**Material supplied**

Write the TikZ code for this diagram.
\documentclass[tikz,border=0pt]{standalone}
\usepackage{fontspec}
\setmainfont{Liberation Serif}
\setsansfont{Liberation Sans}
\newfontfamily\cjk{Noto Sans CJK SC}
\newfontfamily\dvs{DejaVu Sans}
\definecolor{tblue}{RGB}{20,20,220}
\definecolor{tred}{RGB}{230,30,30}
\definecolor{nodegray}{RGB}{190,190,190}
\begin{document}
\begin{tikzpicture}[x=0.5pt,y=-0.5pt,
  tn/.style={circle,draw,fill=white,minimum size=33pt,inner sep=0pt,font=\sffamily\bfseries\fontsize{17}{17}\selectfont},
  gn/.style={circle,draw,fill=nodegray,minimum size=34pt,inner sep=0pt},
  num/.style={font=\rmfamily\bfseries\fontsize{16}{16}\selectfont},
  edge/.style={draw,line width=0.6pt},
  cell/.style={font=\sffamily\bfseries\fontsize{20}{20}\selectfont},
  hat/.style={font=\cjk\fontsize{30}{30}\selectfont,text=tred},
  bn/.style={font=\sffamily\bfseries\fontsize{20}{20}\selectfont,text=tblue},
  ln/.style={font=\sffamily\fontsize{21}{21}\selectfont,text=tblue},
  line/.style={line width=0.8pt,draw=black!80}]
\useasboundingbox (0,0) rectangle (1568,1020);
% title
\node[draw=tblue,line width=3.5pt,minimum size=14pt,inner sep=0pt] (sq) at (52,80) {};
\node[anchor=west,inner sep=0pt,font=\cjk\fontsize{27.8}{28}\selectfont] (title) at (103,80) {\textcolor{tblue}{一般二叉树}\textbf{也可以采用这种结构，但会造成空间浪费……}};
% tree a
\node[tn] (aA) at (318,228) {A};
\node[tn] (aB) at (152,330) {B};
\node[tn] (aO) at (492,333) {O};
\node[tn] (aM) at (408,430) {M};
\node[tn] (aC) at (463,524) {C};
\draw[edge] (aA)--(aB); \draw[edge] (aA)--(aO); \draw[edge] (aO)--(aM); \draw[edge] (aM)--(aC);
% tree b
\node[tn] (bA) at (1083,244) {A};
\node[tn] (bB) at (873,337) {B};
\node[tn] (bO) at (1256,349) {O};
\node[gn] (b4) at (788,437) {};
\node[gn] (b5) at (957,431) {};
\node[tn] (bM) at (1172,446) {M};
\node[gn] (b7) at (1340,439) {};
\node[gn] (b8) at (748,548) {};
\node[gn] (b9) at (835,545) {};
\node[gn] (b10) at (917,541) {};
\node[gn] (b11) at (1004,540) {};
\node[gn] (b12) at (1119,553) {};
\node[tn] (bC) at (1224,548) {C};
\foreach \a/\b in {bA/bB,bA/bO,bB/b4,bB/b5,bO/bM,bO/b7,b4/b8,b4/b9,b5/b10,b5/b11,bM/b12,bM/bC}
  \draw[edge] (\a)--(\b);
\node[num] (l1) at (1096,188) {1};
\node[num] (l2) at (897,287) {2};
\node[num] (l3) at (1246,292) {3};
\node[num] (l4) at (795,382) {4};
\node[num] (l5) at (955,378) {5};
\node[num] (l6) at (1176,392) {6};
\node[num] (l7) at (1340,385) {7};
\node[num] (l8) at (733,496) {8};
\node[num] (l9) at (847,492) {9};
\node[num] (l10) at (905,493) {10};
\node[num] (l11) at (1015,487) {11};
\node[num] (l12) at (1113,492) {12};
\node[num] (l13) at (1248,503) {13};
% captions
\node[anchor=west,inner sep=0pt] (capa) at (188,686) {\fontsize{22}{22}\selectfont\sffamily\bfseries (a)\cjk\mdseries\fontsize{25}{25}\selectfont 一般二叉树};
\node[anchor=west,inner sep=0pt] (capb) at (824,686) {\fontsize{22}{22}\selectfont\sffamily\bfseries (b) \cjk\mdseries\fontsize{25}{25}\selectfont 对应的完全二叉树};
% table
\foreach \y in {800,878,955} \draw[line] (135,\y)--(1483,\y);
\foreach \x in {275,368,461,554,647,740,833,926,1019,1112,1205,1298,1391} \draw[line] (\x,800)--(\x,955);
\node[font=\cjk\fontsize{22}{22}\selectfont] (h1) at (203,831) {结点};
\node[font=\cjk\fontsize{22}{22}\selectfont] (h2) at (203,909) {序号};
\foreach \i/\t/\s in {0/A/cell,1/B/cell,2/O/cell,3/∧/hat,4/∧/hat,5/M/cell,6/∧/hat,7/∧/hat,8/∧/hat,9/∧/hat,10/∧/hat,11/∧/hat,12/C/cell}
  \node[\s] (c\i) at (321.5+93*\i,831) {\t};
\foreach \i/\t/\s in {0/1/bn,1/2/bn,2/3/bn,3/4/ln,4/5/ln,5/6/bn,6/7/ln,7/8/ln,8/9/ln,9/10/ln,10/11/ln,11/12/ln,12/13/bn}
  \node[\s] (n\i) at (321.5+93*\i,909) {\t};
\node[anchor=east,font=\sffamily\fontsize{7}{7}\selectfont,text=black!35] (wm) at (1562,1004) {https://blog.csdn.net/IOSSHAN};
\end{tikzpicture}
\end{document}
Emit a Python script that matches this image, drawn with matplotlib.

**Request**
Transcribe every entry word for word.

**Completed exercise**
Write the TikZ code for this diagram.
\documentclass[tikz,border=0pt]{standalone}
\usepackage{fontspec}
\setmainfont{Liberation Serif}
\setsansfont{Liberation Sans}
\newfontfamily\cjk{Noto Sans CJK SC}
\newfontfamily\dvs{DejaVu Sans}
\definecolor{tblue}{RGB}{20,20,220}
\definecolor{tred}{RGB}{230,30,30}
\definecolor{nodegray}{RGB}{190,190,190}
\begin{document}
\begin{tikzpicture}[x=0.5pt,y=-0.5pt,
  tn/.style={circle,draw,fill=white,minimum size=33pt,inner sep=0pt,font=\sffamily\bfseries\fontsize{17}{17}\selectfont},
  gn/.style={circle,draw,fill=nodegray,minimum size=34pt,inner sep=0pt},
  num/.style={font=\rmfamily\bfseries\fontsize{16}{16}\selectfont},
  edge/.style={draw,line width=0.6pt},
  cell/.style={font=\sffamily\bfseries\fontsize{20}{20}\selectfont},
  hat/.style={font=\cjk\fontsize{30}{30}\selectfont,text=tred},
  bn/.style={font=\sffamily\bfseries\fontsize{20}{20}\selectfont,text=tblue},
  ln/.style={font=\sffamily\fontsize{21}{21}\selectfont,text=tblue},
  line/.style={line width=0.8pt,draw=black!80}]
\useasboundingbox (0,0) rectangle (1568,1020);
% title
\node[draw=tblue,line width=3.5pt,minimum size=14pt,inner sep=0pt] (sq) at (52,80) {};
\node[anchor=west,inner sep=0pt,font=\cjk\fontsize{27.8}{28}\selectfont] (title) at (103,80) {\textcolor{tblue}{一般二叉树}\textbf{也可以采用这种结构，但会造成空间浪费……}};
% tree a
\node[tn] (aA) at (318,228) {A};
\node[tn] (aB) at (152,330) {B};
\node[tn] (aO) at (492,333) {O};
\node[tn] (aM) at (408,430) {M};
\node[tn] (aC) at (463,524) {C};
\draw[edge] (aA)--(aB); \draw[edge] (aA)--(aO); \draw[edge] (aO)--(aM); \draw[edge] (aM)--(aC);
% tree b
\node[tn] (bA) at (1083,244) {A};
\node[tn] (bB) at (873,337) {B};
\node[tn] (bO) at (1256,349) {O};
\node[gn] (b4) at (788,437) {};
\node[gn] (b5) at (957,431) {};
\node[tn] (bM) at (1172,446) {M};
\node[gn] (b7) at (1340,439) {};
\node[gn] (b8) at (748,548) {};
\node[gn] (b9) at (835,545) {};
\node[gn] (b10) at (917,541) {};
\node[gn] (b11) at (1004,540) {};
\node[gn] (b12) at (1119,553) {};
\node[tn] (bC) at (1224,548) {C};
\foreach \a/\b in {bA/bB,bA/bO,bB/b4,bB/b5,bO/bM,bO/b7,b4/b8,b4/b9,b5/b10,b5/b11,bM/b12,bM/bC}
  \draw[edge] (\a)--(\b);
\node[num] (l1) at (1096,188) {1};
\node[num] (l2) at (897,287) {2};
\node[num] (l3) at (1246,292) {3};
\node[num] (l4) at (795,382) {4};
\node[num] (l5) at (955,378) {5};
\node[num] (l6) at (1176,392) {6};
\node[num] (l7) at (1340,385) {7};
\node[num] (l8) at (733,496) {8};
\node[num] (l9) at (847,492) {9};
\node[num] (l10) at (905,493) {10};
\node[num] (l11) at (1015,487) {11};
\node[num] (l12) at (1113,492) {12};
\node[num] (l13) at (1248,503) {13};
% captions
\node[anchor=west,inner sep=0pt] (capa) at (188,686) {\fontsize{22}{22}\selectfont\sffamily\bfseries (a)\cjk\mdseries\fontsize{25}{25}\selectfont 一般二叉树};
\node[anchor=west,inner sep=0pt] (capb) at (824,686) {\fontsize{22}{22}\selectfont\sffamily\bfseries (b) \cjk\mdseries\fontsize{25}{25}\selectfont 对应的完全二叉树};
% table
\foreach \y in {800,878,955} \draw[line] (135,\y)--(1483,\y);
\foreach \x in {275,368,461,554,647,740,833,926,1019,1112,1205,1298,1391} \draw[line] (\x,800)--(\x,955);
\node[font=\cjk\fontsize{22}{22}\selectfont] (h1) at (203,831) {结点};
\node[font=\cjk\fontsize{22}{22}\selectfont] (h2) at (203,909) {序号};
\foreach \i/\t/\s in {0/A/cell,1/B/cell,2/O/cell,3/∧/hat,4/∧/hat,5/M/cell,6/∧/hat,7/∧/hat,8/∧/hat,9/∧/hat,10/∧/hat,11/∧/hat,12/C/cell}
  \node[\s] (c\i) at (321.5+93*\i,831) {\t};
\foreach \i/\t/\s in {0/1/bn,1/2/bn,2/3/bn,3/4/ln,4/5/ln,5/6/bn,6/7/ln,7/8/ln,8/9/ln,9/10/ln,10/11/ln,11/12/ln,12/13/bn}
  \node[\s] (n\i) at (321.5+93*\i,909) {\t};
\node[anchor=east,font=\sffamily\fontsize{7}{7}\selectfont,text=black!35] (wm) at (1562,1004) {https://blog.csdn.net/IOSSHAN};
\end{tikzpicture}
\end{document}
Emit a Python script that matches this image, drawn with matplotlib.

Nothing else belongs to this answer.